- [What you are asked to do] Repeat the span of the entries below that starts at the line with "Reproduce this chart with Plotly." and ends at the line with "x_ticks = years[::5]", nothing more. Skip the pictures.

- [Provided records]
-*-
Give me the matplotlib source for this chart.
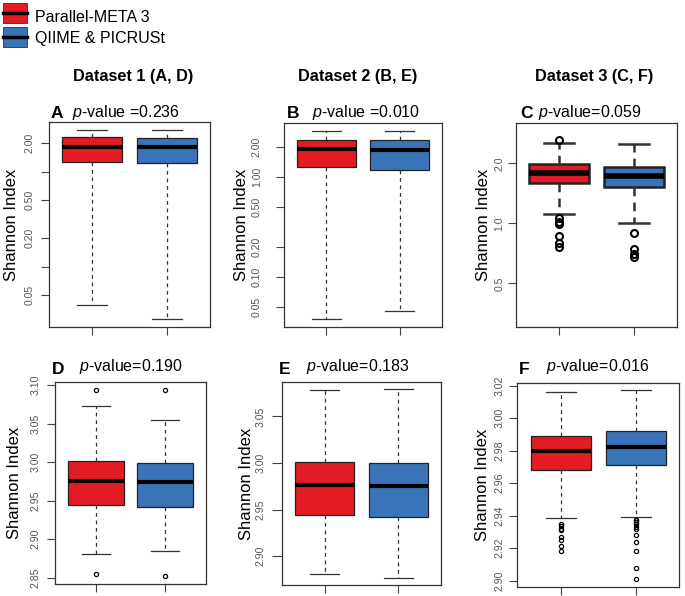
-*-
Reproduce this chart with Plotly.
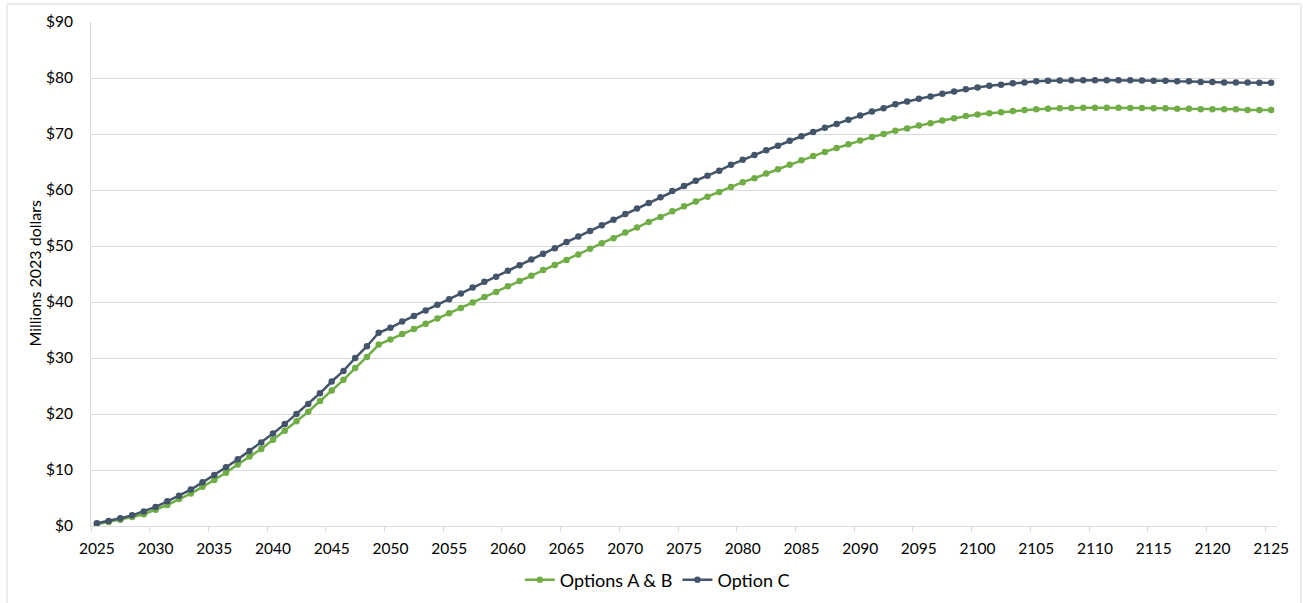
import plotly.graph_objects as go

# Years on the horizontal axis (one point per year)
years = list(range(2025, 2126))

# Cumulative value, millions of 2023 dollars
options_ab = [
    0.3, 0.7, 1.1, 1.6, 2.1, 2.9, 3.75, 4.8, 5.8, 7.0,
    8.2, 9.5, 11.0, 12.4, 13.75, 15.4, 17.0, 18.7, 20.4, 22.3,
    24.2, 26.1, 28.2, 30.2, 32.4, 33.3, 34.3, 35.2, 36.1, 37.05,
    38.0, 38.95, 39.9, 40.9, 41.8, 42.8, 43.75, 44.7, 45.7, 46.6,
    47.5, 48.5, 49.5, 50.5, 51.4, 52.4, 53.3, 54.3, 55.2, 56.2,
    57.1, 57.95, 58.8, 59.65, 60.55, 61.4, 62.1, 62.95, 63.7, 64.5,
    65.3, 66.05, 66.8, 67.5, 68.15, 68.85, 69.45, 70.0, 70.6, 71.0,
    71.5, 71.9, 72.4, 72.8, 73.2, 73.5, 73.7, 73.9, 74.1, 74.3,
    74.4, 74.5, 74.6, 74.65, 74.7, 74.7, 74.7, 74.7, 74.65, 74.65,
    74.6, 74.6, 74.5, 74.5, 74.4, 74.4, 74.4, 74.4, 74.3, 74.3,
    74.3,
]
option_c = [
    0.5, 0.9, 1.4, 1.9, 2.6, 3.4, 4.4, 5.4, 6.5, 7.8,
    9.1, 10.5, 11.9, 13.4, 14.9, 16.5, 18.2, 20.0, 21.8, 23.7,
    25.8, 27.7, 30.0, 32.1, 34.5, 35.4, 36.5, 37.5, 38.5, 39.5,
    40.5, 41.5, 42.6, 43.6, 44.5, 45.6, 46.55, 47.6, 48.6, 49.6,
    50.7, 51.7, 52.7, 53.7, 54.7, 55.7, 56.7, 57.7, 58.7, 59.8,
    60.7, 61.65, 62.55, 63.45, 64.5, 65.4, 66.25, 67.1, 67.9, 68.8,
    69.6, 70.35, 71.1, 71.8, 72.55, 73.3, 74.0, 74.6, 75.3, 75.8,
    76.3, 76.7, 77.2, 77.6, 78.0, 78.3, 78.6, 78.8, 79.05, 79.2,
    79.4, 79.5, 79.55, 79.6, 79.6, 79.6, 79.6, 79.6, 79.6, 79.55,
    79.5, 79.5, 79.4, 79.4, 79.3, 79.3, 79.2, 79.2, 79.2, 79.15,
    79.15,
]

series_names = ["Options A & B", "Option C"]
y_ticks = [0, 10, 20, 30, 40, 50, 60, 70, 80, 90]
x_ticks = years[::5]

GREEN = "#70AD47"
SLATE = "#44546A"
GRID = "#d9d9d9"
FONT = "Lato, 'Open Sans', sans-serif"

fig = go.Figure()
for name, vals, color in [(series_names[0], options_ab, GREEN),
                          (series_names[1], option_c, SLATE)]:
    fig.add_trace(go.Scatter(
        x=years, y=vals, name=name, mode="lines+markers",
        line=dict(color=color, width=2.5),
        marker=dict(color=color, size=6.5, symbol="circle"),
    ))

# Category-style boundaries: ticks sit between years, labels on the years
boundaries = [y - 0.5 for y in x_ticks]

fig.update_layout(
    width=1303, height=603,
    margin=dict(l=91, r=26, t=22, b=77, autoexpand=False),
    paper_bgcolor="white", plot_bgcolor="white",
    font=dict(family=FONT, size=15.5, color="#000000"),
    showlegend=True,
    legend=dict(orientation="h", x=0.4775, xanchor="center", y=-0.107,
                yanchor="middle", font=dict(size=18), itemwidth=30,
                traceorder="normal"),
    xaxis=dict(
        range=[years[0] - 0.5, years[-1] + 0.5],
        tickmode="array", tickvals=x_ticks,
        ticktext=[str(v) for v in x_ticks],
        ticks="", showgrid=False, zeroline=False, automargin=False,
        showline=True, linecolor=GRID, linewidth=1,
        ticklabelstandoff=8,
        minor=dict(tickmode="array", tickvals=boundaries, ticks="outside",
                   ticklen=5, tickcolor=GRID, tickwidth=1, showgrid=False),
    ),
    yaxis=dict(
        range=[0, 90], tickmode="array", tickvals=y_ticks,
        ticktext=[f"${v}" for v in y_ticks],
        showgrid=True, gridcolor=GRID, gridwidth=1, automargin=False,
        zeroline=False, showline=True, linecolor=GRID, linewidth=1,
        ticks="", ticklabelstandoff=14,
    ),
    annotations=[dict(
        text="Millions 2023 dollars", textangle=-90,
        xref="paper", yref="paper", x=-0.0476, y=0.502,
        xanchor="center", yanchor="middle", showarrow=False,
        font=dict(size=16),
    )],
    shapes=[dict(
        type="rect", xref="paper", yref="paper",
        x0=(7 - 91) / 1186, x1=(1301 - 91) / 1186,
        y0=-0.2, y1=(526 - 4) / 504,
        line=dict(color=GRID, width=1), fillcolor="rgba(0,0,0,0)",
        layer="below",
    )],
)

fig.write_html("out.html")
-*-
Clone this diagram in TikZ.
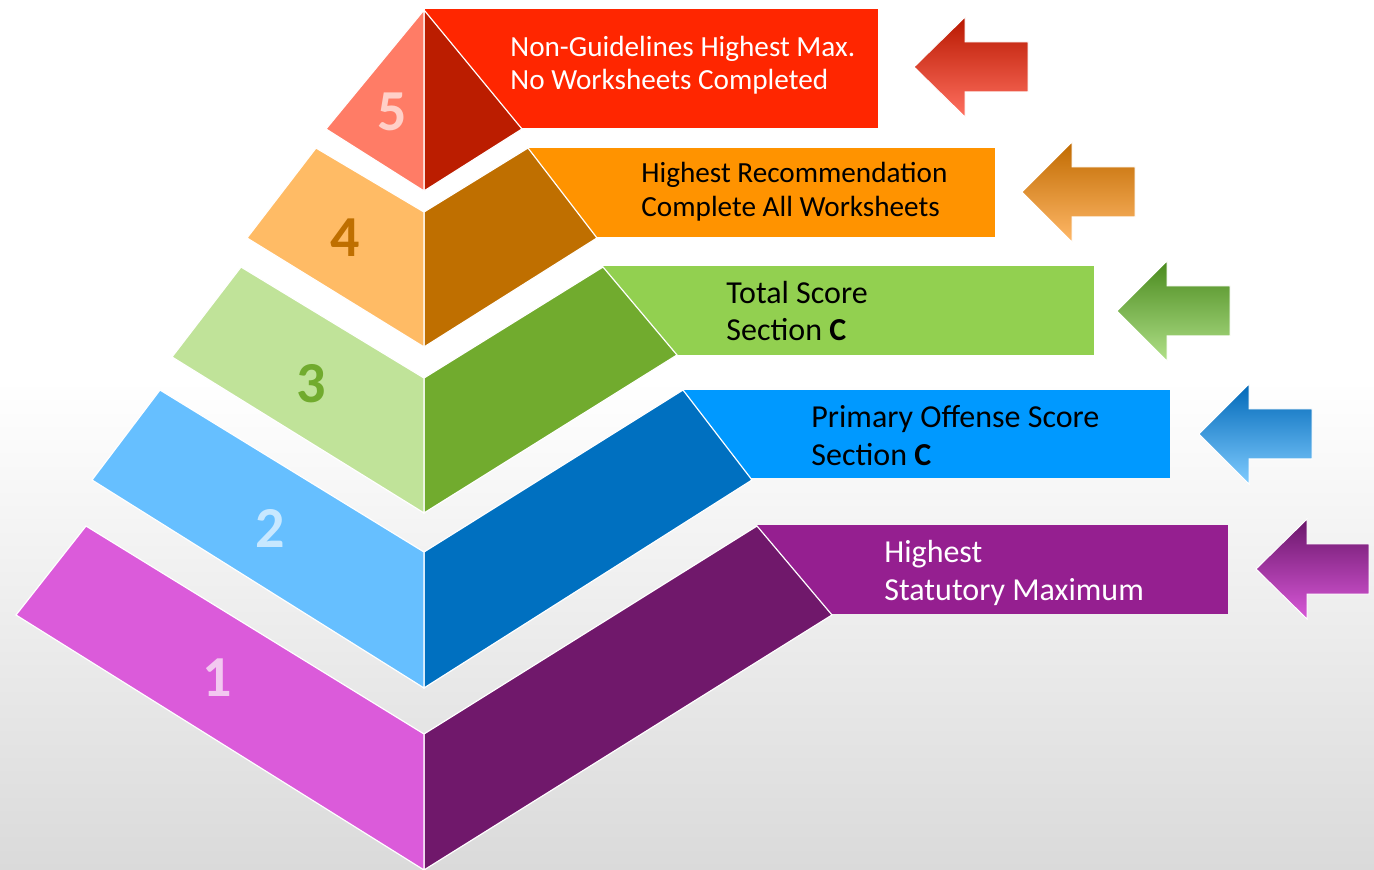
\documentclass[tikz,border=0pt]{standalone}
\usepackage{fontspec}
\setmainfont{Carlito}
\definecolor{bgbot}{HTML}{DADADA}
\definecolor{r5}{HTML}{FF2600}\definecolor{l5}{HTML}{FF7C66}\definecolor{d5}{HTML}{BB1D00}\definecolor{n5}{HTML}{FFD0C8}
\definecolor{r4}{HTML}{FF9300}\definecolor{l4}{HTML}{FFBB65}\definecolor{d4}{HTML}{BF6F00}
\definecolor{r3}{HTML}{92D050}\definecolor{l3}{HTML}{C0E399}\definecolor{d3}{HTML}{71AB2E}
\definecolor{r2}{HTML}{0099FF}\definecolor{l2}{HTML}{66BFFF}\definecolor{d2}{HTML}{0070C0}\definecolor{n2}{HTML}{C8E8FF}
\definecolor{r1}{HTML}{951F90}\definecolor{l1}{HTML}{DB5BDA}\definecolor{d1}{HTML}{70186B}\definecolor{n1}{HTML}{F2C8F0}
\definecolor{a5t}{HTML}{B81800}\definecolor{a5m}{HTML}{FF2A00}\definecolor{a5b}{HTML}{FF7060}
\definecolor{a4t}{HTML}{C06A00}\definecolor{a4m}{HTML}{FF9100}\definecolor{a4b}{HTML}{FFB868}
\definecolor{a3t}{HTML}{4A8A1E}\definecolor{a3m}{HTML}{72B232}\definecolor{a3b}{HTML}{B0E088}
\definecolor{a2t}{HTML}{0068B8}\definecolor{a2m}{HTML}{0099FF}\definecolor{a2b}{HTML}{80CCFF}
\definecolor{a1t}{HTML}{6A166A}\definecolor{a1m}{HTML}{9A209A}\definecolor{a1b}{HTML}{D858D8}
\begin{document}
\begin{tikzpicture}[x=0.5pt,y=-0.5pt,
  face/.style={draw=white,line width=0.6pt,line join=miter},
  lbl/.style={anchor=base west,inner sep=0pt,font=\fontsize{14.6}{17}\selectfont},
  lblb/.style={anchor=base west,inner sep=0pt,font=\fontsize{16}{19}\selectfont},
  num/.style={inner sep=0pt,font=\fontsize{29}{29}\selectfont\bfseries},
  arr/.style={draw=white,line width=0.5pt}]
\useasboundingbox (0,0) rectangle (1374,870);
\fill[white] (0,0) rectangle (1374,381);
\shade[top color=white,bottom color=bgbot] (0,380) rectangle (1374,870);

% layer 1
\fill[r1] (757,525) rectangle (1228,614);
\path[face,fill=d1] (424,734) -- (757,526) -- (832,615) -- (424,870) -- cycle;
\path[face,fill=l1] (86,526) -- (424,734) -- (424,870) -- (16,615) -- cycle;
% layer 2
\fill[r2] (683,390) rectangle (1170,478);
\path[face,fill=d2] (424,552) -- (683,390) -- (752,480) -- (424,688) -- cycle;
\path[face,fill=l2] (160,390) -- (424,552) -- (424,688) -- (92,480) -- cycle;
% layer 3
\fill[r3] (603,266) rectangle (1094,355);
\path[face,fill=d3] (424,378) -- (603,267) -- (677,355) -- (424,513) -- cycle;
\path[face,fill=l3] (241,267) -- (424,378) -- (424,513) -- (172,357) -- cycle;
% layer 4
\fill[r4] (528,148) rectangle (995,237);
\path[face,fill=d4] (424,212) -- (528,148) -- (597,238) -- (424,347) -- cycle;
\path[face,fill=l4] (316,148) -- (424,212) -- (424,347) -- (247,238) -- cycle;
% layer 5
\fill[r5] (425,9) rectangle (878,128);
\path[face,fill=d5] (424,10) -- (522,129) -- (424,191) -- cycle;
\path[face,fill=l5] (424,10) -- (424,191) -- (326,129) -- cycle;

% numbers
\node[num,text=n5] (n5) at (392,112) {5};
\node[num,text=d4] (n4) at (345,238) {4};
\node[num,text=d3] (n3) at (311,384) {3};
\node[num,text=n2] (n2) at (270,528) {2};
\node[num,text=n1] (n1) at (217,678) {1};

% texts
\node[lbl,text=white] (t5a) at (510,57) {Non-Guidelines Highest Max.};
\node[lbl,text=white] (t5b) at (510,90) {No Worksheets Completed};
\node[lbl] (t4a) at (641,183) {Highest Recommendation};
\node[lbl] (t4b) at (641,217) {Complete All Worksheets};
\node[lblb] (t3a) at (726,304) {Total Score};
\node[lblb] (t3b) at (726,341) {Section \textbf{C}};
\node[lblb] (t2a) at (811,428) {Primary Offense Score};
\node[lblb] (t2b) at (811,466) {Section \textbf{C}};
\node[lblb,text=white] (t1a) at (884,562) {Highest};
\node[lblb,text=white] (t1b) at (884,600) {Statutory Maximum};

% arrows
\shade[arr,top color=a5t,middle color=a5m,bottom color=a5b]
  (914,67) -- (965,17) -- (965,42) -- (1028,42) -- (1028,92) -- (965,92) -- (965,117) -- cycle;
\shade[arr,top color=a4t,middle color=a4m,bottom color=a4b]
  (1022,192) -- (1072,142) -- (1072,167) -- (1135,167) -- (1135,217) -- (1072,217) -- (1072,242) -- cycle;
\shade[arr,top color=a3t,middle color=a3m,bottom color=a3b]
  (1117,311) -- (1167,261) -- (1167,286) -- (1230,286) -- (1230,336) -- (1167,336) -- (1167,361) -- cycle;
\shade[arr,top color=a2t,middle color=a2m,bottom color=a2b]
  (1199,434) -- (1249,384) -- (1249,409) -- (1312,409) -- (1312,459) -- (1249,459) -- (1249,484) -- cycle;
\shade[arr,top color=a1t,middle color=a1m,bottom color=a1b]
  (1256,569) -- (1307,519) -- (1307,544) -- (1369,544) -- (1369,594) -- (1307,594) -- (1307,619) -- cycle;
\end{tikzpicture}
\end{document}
-*-
- [Complete answer]
Reproduce this chart with Plotly.
import plotly.graph_objects as go

# Years on the horizontal axis (one point per year)
years = list(range(2025, 2126))

# Cumulative value, millions of 2023 dollars
options_ab = [
    0.3, 0.7, 1.1, 1.6, 2.1, 2.9, 3.75, 4.8, 5.8, 7.0,
    8.2, 9.5, 11.0, 12.4, 13.75, 15.4, 17.0, 18.7, 20.4, 22.3,
    24.2, 26.1, 28.2, 30.2, 32.4, 33.3, 34.3, 35.2, 36.1, 37.05,
    38.0, 38.95, 39.9, 40.9, 41.8, 42.8, 43.75, 44.7, 45.7, 46.6,
    47.5, 48.5, 49.5, 50.5, 51.4, 52.4, 53.3, 54.3, 55.2, 56.2,
    57.1, 57.95, 58.8, 59.65, 60.55, 61.4, 62.1, 62.95, 63.7, 64.5,
    65.3, 66.05, 66.8, 67.5, 68.15, 68.85, 69.45, 70.0, 70.6, 71.0,
    71.5, 71.9, 72.4, 72.8, 73.2, 73.5, 73.7, 73.9, 74.1, 74.3,
    74.4, 74.5, 74.6, 74.65, 74.7, 74.7, 74.7, 74.7, 74.65, 74.65,
    74.6, 74.6, 74.5, 74.5, 74.4, 74.4, 74.4, 74.4, 74.3, 74.3,
    74.3,
]
option_c = [
    0.5, 0.9, 1.4, 1.9, 2.6, 3.4, 4.4, 5.4, 6.5, 7.8,
    9.1, 10.5, 11.9, 13.4, 14.9, 16.5, 18.2, 20.0, 21.8, 23.7,
    25.8, 27.7, 30.0, 32.1, 34.5, 35.4, 36.5, 37.5, 38.5, 39.5,
    40.5, 41.5, 42.6, 43.6, 44.5, 45.6, 46.55, 47.6, 48.6, 49.6,
    50.7, 51.7, 52.7, 53.7, 54.7, 55.7, 56.7, 57.7, 58.7, 59.8,
    60.7, 61.65, 62.55, 63.45, 64.5, 65.4, 66.25, 67.1, 67.9, 68.8,
    69.6, 70.35, 71.1, 71.8, 72.55, 73.3, 74.0, 74.6, 75.3, 75.8,
    76.3, 76.7, 77.2, 77.6, 78.0, 78.3, 78.6, 78.8, 79.05, 79.2,
    79.4, 79.5, 79.55, 79.6, 79.6, 79.6, 79.6, 79.6, 79.6, 79.55,
    79.5, 79.5, 79.4, 79.4, 79.3, 79.3, 79.2, 79.2, 79.2, 79.15,
    79.15,
]

series_names = ["Options A & B", "Option C"]
y_ticks = [0, 10, 20, 30, 40, 50, 60, 70, 80, 90]
x_ticks = years[::5]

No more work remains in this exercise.